Can you find the lines of the listing that include "this" and copy every one?

:: Material

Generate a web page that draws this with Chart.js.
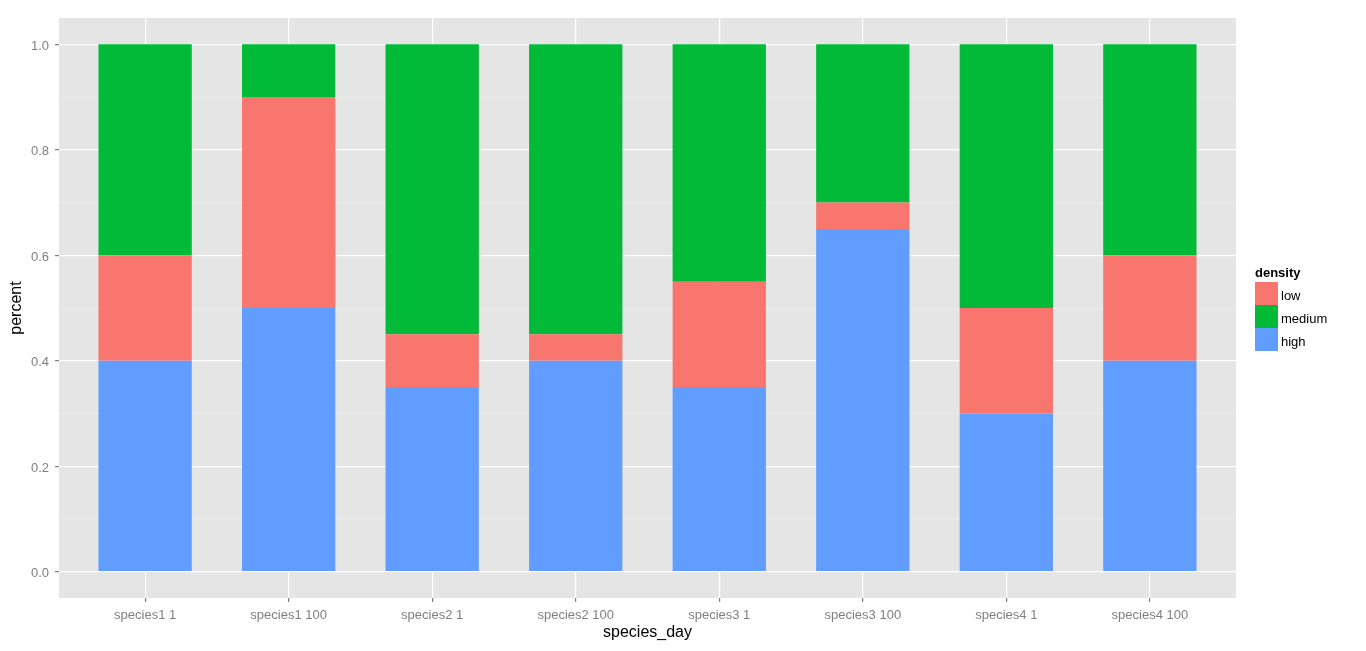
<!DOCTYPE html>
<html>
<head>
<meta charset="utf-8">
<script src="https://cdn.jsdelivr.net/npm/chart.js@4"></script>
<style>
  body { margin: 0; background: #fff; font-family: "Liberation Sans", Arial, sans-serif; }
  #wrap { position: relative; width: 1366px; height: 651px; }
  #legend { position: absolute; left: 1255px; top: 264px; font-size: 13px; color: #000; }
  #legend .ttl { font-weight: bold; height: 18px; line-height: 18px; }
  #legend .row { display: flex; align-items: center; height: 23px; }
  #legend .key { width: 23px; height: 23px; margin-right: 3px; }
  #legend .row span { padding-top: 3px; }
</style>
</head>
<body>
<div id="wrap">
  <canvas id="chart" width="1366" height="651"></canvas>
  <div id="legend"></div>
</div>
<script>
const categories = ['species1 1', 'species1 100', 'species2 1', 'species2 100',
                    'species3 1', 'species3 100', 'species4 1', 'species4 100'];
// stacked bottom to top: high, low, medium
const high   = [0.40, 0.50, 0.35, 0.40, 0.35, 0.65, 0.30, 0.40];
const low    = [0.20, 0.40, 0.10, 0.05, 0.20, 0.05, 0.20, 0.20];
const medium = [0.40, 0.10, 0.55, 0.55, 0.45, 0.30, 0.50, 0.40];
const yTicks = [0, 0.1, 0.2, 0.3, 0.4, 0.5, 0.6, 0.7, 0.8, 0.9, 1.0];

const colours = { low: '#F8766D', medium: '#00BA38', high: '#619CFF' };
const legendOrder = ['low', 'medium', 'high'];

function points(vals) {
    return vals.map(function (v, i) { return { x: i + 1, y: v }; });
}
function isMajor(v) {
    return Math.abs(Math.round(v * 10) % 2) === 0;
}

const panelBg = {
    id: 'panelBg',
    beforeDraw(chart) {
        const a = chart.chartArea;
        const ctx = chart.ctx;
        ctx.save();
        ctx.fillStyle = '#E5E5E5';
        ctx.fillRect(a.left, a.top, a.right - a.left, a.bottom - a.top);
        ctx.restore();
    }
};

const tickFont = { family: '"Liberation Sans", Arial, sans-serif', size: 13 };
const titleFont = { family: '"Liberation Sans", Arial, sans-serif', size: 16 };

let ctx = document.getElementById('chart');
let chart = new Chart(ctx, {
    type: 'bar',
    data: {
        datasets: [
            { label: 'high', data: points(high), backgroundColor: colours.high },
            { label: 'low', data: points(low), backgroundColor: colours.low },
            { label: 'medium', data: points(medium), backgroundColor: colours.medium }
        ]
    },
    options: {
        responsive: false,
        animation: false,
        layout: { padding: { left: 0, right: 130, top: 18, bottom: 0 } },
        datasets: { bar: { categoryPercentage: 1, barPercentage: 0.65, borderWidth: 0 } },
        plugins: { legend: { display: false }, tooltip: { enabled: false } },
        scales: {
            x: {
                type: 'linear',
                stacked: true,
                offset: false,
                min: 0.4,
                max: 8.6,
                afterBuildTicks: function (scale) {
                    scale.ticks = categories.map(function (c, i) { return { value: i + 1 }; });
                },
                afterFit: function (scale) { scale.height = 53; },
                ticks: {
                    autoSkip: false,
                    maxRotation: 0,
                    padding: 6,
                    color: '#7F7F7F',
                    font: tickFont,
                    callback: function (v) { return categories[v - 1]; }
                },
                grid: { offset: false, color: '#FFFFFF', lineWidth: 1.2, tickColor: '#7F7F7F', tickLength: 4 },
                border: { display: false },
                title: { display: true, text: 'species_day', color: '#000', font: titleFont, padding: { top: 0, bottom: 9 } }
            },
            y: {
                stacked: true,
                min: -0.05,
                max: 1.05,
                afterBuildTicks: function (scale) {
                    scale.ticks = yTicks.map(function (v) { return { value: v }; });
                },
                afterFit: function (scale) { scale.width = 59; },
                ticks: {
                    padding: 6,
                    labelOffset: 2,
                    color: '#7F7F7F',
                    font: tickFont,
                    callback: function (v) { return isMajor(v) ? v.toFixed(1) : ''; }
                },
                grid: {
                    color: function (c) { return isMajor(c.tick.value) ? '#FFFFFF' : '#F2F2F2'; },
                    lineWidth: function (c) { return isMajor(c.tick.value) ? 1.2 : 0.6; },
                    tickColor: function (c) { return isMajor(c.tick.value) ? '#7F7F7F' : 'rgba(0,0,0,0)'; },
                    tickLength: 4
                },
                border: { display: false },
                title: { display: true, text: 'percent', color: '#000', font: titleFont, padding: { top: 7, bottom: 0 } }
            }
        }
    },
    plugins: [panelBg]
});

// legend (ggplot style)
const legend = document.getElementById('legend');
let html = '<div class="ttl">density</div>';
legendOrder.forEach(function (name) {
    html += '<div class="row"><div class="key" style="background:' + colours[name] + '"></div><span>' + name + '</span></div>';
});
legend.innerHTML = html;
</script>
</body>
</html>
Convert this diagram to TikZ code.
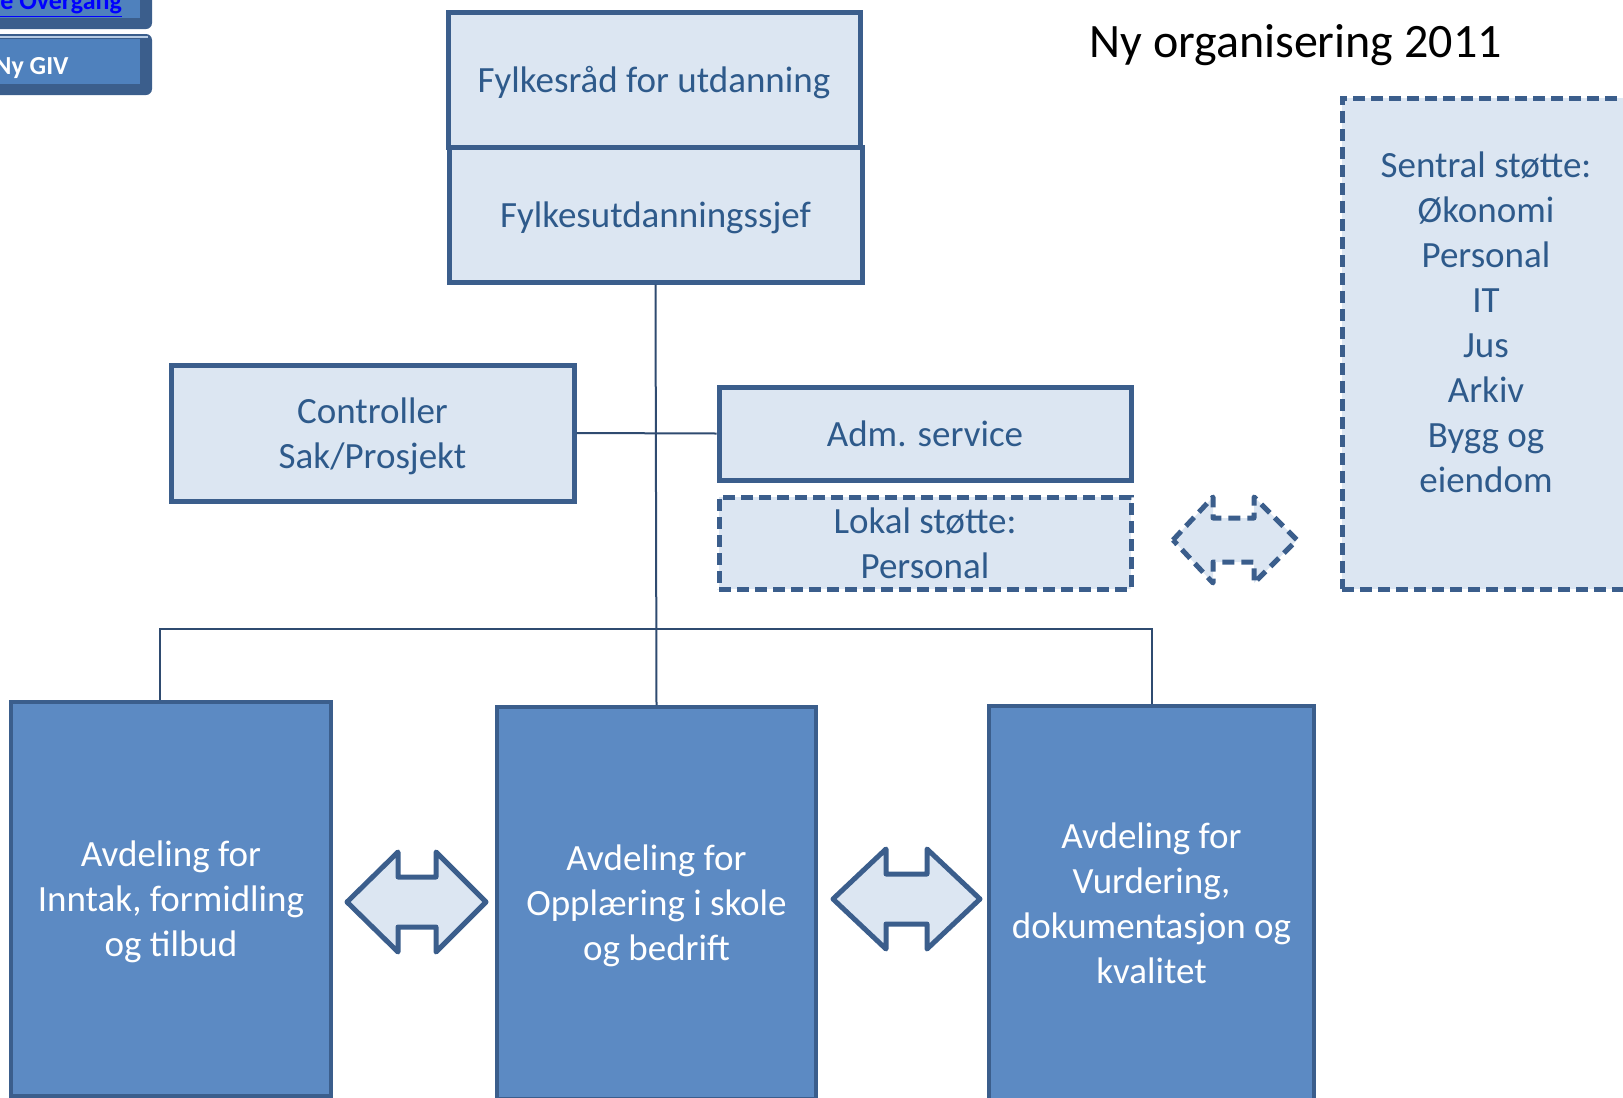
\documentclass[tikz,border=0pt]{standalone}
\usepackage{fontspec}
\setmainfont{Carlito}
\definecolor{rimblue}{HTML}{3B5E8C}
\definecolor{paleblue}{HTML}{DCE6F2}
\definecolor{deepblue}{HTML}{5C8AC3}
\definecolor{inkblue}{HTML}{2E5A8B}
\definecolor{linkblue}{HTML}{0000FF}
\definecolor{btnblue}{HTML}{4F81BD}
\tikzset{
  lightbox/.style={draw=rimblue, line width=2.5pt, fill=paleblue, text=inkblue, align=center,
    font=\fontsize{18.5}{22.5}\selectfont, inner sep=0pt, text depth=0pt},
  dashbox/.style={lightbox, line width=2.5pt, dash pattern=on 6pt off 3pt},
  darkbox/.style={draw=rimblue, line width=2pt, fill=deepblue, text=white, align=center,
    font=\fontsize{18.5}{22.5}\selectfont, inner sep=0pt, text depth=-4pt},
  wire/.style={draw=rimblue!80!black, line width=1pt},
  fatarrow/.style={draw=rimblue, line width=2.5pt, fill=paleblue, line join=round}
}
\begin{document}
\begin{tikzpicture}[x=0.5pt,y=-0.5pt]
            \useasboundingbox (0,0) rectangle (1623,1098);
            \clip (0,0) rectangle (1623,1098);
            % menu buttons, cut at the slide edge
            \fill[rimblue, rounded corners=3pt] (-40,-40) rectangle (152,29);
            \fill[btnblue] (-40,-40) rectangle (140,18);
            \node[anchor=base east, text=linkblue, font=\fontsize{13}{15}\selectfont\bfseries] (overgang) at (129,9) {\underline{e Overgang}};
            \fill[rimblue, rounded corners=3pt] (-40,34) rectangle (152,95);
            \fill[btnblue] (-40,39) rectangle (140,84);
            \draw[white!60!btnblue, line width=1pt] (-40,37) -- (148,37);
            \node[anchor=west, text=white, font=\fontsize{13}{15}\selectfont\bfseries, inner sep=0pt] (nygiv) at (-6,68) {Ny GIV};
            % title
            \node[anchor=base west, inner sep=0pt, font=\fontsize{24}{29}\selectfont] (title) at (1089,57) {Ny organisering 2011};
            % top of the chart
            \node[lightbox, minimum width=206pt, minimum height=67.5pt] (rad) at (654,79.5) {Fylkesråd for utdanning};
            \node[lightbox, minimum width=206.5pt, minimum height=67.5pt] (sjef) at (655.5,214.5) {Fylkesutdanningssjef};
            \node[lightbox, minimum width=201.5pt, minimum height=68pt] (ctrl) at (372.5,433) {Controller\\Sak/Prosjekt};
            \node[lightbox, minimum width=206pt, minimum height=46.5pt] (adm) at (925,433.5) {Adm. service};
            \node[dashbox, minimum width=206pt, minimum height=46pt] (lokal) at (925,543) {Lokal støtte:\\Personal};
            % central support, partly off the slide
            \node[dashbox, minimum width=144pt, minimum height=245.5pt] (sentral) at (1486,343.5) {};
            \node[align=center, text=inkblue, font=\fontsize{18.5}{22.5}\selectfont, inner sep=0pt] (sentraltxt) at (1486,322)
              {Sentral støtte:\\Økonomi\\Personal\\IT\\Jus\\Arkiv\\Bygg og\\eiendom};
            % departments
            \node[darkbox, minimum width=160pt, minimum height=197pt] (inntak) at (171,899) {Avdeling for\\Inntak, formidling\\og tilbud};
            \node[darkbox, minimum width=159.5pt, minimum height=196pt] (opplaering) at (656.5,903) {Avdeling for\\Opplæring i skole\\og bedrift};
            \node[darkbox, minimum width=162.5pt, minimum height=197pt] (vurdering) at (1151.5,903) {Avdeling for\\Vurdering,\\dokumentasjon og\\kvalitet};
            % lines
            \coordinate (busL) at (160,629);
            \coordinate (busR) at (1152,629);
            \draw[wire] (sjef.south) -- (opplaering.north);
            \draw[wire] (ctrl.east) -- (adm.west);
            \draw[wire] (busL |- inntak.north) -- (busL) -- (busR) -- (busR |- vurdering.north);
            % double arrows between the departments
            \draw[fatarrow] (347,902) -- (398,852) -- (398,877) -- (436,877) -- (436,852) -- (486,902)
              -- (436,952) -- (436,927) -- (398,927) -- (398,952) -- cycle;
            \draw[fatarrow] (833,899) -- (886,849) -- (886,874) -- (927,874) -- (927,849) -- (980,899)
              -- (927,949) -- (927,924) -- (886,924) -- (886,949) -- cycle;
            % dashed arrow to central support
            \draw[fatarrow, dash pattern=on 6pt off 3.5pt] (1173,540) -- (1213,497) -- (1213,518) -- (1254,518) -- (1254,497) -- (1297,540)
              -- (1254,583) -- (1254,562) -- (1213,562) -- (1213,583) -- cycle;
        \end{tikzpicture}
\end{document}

::::

Output of the task:
Generate a web page that draws this with Chart.js.
Convert this diagram to TikZ code.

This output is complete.